Stated problem: Which lines fall between the line holding "Clone this chart in Altair." and the line holding "0.687], nice=False, zero=False)", inclusive? Retype them exactly, without the pictures, and add nothing else.

-------- Working data --------

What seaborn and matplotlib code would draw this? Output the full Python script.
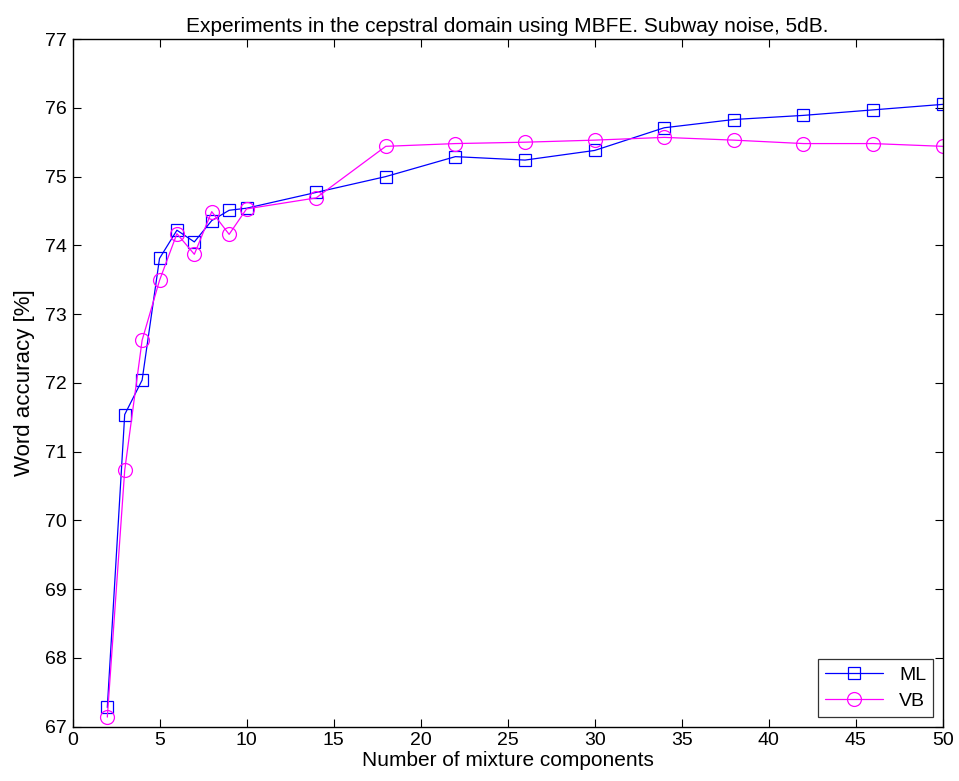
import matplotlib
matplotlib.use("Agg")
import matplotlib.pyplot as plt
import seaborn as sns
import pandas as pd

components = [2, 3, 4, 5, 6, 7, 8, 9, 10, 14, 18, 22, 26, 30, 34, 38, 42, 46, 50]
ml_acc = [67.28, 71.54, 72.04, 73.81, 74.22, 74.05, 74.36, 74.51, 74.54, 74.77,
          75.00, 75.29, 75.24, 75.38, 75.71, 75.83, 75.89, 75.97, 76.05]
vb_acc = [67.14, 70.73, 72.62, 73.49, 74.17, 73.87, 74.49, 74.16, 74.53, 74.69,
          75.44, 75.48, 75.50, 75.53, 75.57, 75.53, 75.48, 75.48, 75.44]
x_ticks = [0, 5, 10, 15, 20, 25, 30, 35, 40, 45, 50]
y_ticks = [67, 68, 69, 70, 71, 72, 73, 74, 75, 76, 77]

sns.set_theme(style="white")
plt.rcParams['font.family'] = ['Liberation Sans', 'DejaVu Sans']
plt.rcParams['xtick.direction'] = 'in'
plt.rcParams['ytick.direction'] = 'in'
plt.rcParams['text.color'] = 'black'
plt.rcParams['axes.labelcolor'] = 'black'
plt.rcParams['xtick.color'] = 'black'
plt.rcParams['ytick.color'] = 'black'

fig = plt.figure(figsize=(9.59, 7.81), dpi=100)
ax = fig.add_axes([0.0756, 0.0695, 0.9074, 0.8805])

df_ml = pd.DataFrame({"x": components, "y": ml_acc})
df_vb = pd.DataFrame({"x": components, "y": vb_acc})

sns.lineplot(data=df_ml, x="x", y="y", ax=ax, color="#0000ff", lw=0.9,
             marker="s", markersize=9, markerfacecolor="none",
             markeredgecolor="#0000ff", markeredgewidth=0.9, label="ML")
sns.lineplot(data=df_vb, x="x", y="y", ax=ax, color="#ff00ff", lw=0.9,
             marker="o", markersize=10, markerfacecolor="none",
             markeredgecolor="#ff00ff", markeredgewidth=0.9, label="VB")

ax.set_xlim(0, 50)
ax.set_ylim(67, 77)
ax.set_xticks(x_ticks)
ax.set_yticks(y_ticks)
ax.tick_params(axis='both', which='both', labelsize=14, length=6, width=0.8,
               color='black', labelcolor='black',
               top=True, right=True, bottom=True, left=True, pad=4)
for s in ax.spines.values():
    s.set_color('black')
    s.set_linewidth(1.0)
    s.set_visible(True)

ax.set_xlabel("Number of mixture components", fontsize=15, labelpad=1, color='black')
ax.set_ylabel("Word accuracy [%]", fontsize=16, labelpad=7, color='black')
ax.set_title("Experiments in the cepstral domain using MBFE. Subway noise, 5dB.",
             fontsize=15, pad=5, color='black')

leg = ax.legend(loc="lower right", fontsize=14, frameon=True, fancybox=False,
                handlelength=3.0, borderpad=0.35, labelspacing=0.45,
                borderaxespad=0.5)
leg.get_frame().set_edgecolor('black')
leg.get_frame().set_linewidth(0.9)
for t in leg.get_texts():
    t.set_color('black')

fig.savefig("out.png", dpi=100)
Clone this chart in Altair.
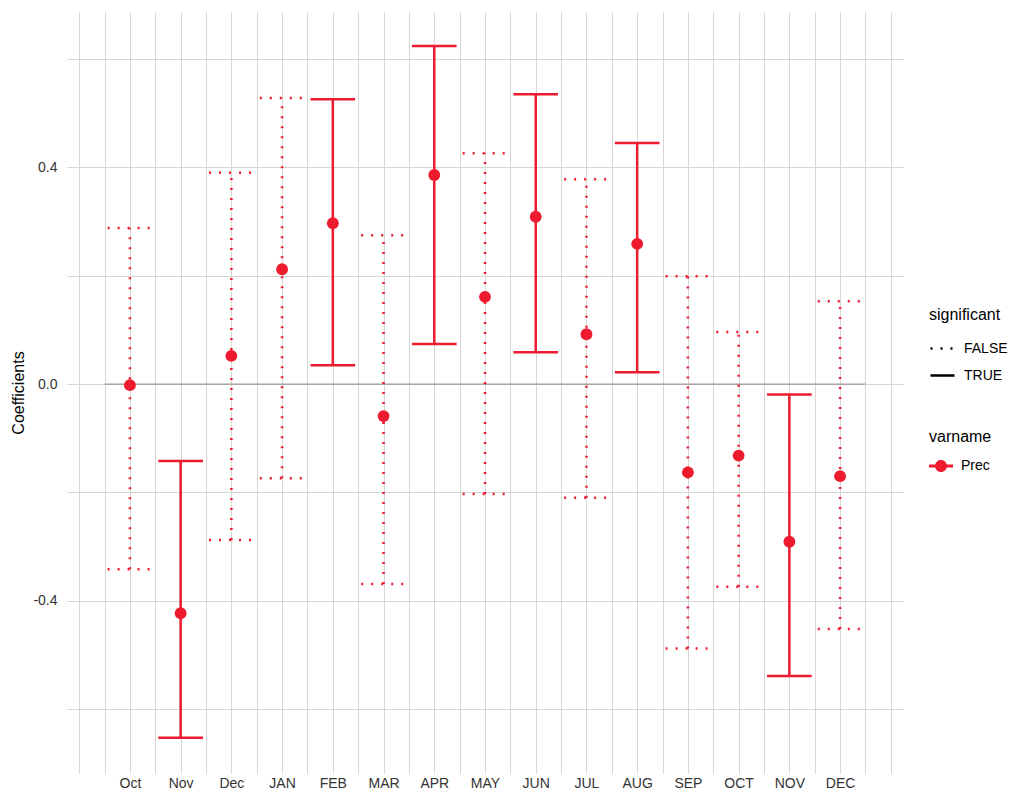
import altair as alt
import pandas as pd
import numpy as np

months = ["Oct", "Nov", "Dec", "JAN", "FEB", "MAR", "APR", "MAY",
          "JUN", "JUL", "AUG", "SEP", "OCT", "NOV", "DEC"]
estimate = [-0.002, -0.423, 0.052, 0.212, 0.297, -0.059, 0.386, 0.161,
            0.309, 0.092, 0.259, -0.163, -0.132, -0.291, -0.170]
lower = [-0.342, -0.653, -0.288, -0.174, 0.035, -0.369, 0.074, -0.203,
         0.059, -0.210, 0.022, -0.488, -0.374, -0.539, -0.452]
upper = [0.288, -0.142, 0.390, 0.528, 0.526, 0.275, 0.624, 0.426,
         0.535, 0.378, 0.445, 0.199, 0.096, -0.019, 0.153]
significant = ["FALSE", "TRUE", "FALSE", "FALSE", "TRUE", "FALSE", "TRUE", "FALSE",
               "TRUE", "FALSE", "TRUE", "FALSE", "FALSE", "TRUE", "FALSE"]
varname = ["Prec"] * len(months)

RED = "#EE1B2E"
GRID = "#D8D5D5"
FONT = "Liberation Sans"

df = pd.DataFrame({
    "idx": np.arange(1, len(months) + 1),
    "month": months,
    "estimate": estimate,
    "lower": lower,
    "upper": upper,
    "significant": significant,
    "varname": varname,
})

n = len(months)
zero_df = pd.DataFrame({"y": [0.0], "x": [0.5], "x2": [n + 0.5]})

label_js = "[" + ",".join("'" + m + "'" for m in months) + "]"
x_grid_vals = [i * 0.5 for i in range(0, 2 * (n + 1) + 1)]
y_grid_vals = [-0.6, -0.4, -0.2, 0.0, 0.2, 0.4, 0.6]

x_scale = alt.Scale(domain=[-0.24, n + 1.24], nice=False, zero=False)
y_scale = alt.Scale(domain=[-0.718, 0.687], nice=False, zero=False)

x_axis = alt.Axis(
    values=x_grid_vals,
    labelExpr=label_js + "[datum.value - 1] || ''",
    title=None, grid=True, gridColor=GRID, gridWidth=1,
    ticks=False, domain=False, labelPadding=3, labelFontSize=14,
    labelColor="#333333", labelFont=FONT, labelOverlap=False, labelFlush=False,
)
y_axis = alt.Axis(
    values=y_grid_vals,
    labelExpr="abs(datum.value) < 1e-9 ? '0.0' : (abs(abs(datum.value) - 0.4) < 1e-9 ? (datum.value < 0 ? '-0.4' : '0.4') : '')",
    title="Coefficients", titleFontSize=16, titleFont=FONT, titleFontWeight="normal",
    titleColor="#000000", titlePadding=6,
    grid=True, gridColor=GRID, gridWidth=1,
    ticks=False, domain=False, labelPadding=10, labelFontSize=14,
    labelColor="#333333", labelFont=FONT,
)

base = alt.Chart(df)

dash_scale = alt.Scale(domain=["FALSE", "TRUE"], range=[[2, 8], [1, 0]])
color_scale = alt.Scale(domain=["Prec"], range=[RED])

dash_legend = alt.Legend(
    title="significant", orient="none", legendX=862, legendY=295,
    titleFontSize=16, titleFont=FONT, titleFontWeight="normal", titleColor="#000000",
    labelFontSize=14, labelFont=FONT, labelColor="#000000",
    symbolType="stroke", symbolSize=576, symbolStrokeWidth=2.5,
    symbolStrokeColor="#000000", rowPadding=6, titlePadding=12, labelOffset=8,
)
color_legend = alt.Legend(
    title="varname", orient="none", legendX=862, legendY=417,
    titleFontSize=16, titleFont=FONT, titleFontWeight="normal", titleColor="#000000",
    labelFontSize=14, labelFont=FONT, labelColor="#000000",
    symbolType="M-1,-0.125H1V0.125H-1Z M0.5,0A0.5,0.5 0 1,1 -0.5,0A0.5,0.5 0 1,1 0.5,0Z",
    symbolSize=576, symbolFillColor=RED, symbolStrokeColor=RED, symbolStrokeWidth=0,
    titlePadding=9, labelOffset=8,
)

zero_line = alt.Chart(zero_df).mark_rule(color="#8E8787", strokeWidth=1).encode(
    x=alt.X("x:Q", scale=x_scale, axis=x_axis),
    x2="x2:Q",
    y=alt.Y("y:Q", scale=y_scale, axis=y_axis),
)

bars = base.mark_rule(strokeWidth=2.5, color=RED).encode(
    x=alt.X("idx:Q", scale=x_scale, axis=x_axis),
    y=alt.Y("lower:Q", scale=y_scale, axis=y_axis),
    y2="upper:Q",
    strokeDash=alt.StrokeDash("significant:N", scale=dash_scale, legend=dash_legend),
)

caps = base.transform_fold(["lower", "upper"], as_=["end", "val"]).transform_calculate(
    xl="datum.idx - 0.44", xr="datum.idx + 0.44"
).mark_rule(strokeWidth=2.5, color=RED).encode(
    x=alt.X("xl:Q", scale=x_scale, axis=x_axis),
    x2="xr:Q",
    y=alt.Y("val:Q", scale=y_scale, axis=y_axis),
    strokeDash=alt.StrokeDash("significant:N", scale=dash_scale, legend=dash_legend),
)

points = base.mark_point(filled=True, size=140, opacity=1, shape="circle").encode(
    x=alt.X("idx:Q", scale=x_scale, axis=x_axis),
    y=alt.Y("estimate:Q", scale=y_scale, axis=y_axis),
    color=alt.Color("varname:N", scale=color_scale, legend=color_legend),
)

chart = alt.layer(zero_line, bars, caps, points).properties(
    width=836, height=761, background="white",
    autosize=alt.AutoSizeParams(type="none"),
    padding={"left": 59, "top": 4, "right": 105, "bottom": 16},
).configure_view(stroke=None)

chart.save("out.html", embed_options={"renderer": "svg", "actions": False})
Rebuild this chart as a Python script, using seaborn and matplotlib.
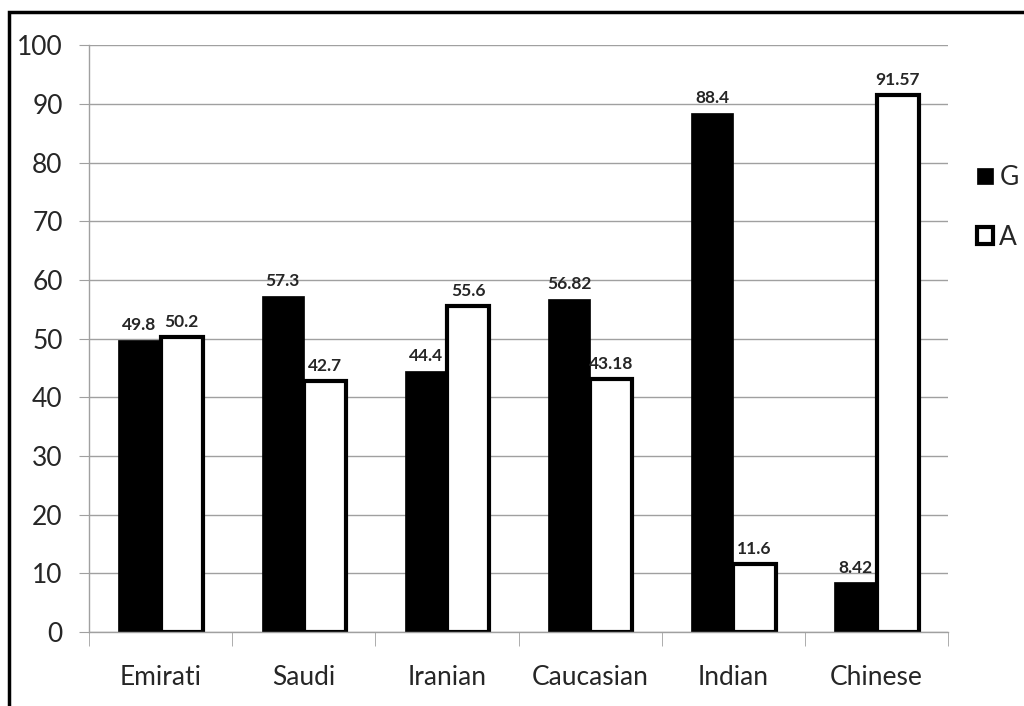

--------

Reply:
Clone this chart in Altair.
import altair as alt
import pandas as pd
import numpy as np

months = ["Oct", "Nov", "Dec", "JAN", "FEB", "MAR", "APR", "MAY",
          "JUN", "JUL", "AUG", "SEP", "OCT", "NOV", "DEC"]
estimate = [-0.002, -0.423, 0.052, 0.212, 0.297, -0.059, 0.386, 0.161,
            0.309, 0.092, 0.259, -0.163, -0.132, -0.291, -0.170]
lower = [-0.342, -0.653, -0.288, -0.174, 0.035, -0.369, 0.074, -0.203,
         0.059, -0.210, 0.022, -0.488, -0.374, -0.539, -0.452]
upper = [0.288, -0.142, 0.390, 0.528, 0.526, 0.275, 0.624, 0.426,
         0.535, 0.378, 0.445, 0.199, 0.096, -0.019, 0.153]
significant = ["FALSE", "TRUE", "FALSE", "FALSE", "TRUE", "FALSE", "TRUE", "FALSE",
               "TRUE", "FALSE", "TRUE", "FALSE", "FALSE", "TRUE", "FALSE"]
varname = ["Prec"] * len(months)

RED = "#EE1B2E"
GRID = "#D8D5D5"
FONT = "Liberation Sans"

df = pd.DataFrame({
    "idx": np.arange(1, len(months) + 1),
    "month": months,
    "estimate": estimate,
    "lower": lower,
    "upper": upper,
    "significant": significant,
    "varname": varname,
})

n = len(months)
zero_df = pd.DataFrame({"y": [0.0], "x": [0.5], "x2": [n + 0.5]})

label_js = "[" + ",".join("'" + m + "'" for m in months) + "]"
x_grid_vals = [i * 0.5 for i in range(0, 2 * (n + 1) + 1)]
y_grid_vals = [-0.6, -0.4, -0.2, 0.0, 0.2, 0.4, 0.6]

x_scale = alt.Scale(domain=[-0.24, n + 1.24], nice=False, zero=False)
y_scale = alt.Scale(domain=[-0.718, 0.687], nice=False, zero=False)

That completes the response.